By the sixth inning, the Seattle Mariners were leading 1-0, but a triple by Lance Johnson, a single by Frank Thomas and a triple by Dan Pasqua put the Sox ahead 2-1. And that is how it stayed.
When it was over, after the crowd had joined organist Nancy Faust for a final rendition of “Na-Na Hey-Hey Goodbye” — the unofficial victory song of the Sox — veteran catcher Carlton Fisk looked out across the green grass and summed up the feelings of many others in the park. “I don’t know if I want to see it as it’s being torn down,” he said. “I think I’d rather see it now, when it’s all up, and then not see it. That way, I’ve got it in my mind what it was and what it continues to be. I have a lot of things from this ballpark, right between my ears, and I’ll keep them right there.”
Aug. 12, 1994

One of the most promising seasons in White Sox history ended abruptly as the major league players walked out on strike. The devastating work stoppage also wiped out the playoffs and the World Series.

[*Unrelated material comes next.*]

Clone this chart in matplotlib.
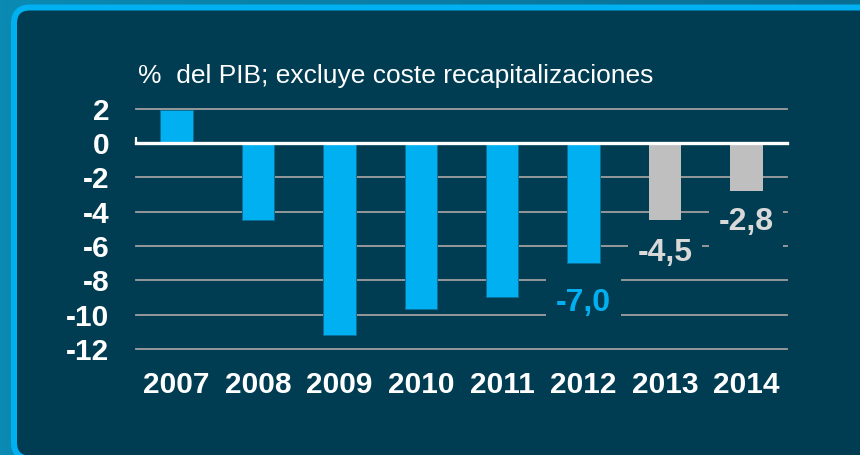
import matplotlib
matplotlib.use("Agg")
import matplotlib.pyplot as plt
from matplotlib.patches import FancyBboxPatch
import numpy as np

plt.rcParams['font.family'] = ['Liberation Sans', 'DejaVu Sans']

years = ['2007', '2008', '2009', '2010', '2011', '2012', '2013', '2014']
values = [1.9, -4.5, -11.2, -9.7, -9.0, -7.0, -4.5, -2.8]
is_forecast = [False, False, False, False, False, False, True, True]
yticks = [2, 0, -2, -4, -6, -8, -10, -12]
ytick_labels = ['2', '0', '-2', '-4', '-6', '-8', '-10', '-12']
title = '%  del PIB; excluye coste recapitalizaciones'
annot_idx = [5, 6, 7]
annot_text = ['-7,0', '-4,5', '-2,8']
annot_y = [-9.35, -6.4, -4.62]

BG = '#003d52'
CYAN = '#00b0f0'
GREY = '#bfbfbf'
GREY_TXT = '#d9d9d9'
GRID = '#a0a0a0'

W, H = 860, 455
fig = plt.figure(figsize=(W / 100, H / 100), dpi=100)
fig.patch.set_facecolor('#0a7ca3')

# outer gradient
gax = fig.add_axes([0, 0, 1, 1], zorder=-10)
grad = np.linspace(0, 1, 256).reshape(1, -1)
gax.imshow(grad, aspect='auto', cmap=matplotlib.colors.LinearSegmentedColormap.from_list('g', ['#0b8ab3', '#0a6e93']),
           extent=[0, 1, 0, 1])
gax.axis('off')

box = FancyBboxPatch((14, -3.5), 960, 451, boxstyle='round,pad=0,rounding_size=16',
                     transform=None, facecolor=BG, edgecolor=CYAN, linewidth=6 * 0.72, zorder=-5)
fig.patches.append(box)

ax = fig.add_axes([136 / W, 106 / H, (787 - 136) / W, (349 - 108.5) / H])
ax.set_facecolor('none')
x = np.arange(len(years))
colors = [GREY if f else CYAN for f in is_forecast]
edges = ['none' if f else '#0b6f98' for f in is_forecast]
ax.bar(x, values, width=0.4, color=colors, edgecolor=edges, linewidth=0.7, zorder=3, clip_on=False)

ax.set_xlim(-0.5, len(years) - 0.5)
ax.set_ylim(-12, 2)
for yv in yticks:
    if yv == 0:
        continue
    ax.axhline(yv, color=GRID, lw=1.3, zorder=1, clip_on=False)
ax.axhline(0, color='white', lw=2.4, zorder=4, clip_on=False)
ax.plot([-0.5, -0.5], [0, 0.35], color='white', lw=1.6, zorder=4, clip_on=False, solid_capstyle='butt')

for s in ax.spines.values():
    s.set_visible(False)
ax.set_yticks(yticks)
ax.set_yticklabels(ytick_labels)
ax.set_xticks(x)
ax.set_xticklabels(years)
ax.tick_params(axis='y', length=0, pad=19, labelsize=21.5, labelcolor='white')
ax.tick_params(axis='x', length=0, pad=16, labelsize=21.5, labelcolor='white')
for lab in ax.get_xticklabels() + ax.get_yticklabels():
    lab.set_fontweight('bold')

for i, t, yv in zip(annot_idx, annot_text, annot_y):
    c = GREY_TXT if is_forecast[i] else CYAN
    ax.text(x[i], yv, t, ha='center', va='center', fontsize=23, fontweight='bold', color=c,
            zorder=5, bbox=dict(boxstyle='square,pad=0.3', facecolor=BG, edgecolor='none'))

fig.text(138 / W, 1 - 76 / H, title, ha='left', va='center', fontsize=19, color='white')

fig.savefig('out.png', dpi=100, facecolor=fig.get_facecolor())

When play on the field ceased, the White Sox were in first place, with a record of 67-46. Frank Thomas was in the middle of an MVP season as the Sox led the American Leauge Central Division by one game over the Indians.
Oct. 26, 2005

The White Sox won their first World Series since 1917.
“They completed their stunning run in a manner that mirrored their amazingly successful season, riding the pitching of Freddy Garcia and the bullpen to a 1-0 victory over Houston and completing a four-game sweep of the 2005 World Series,” Tribune reporter Mark Gonzales wrote.
2000s-2010s

Fans said many goodbyes — Ozzie Guillen, Paul Konerko, Chris Sale and Robin Ventura.
Sept. 27, 2024

The White Sox set a new record for most losses in a season. They surpassed the 1962 New York Mets for the most losses in modern-day Major League Baseball history. They finished the 2024 season with a 41-121 record.
The Sox broke the record with a 4-1 loss to the Tigers at Comerica Park in Detroit.
White Sox fans targeted their “Sell the team” chants at the ballpark toward team owner Jerry Reinsdorf, who is reportedly open to doing just that.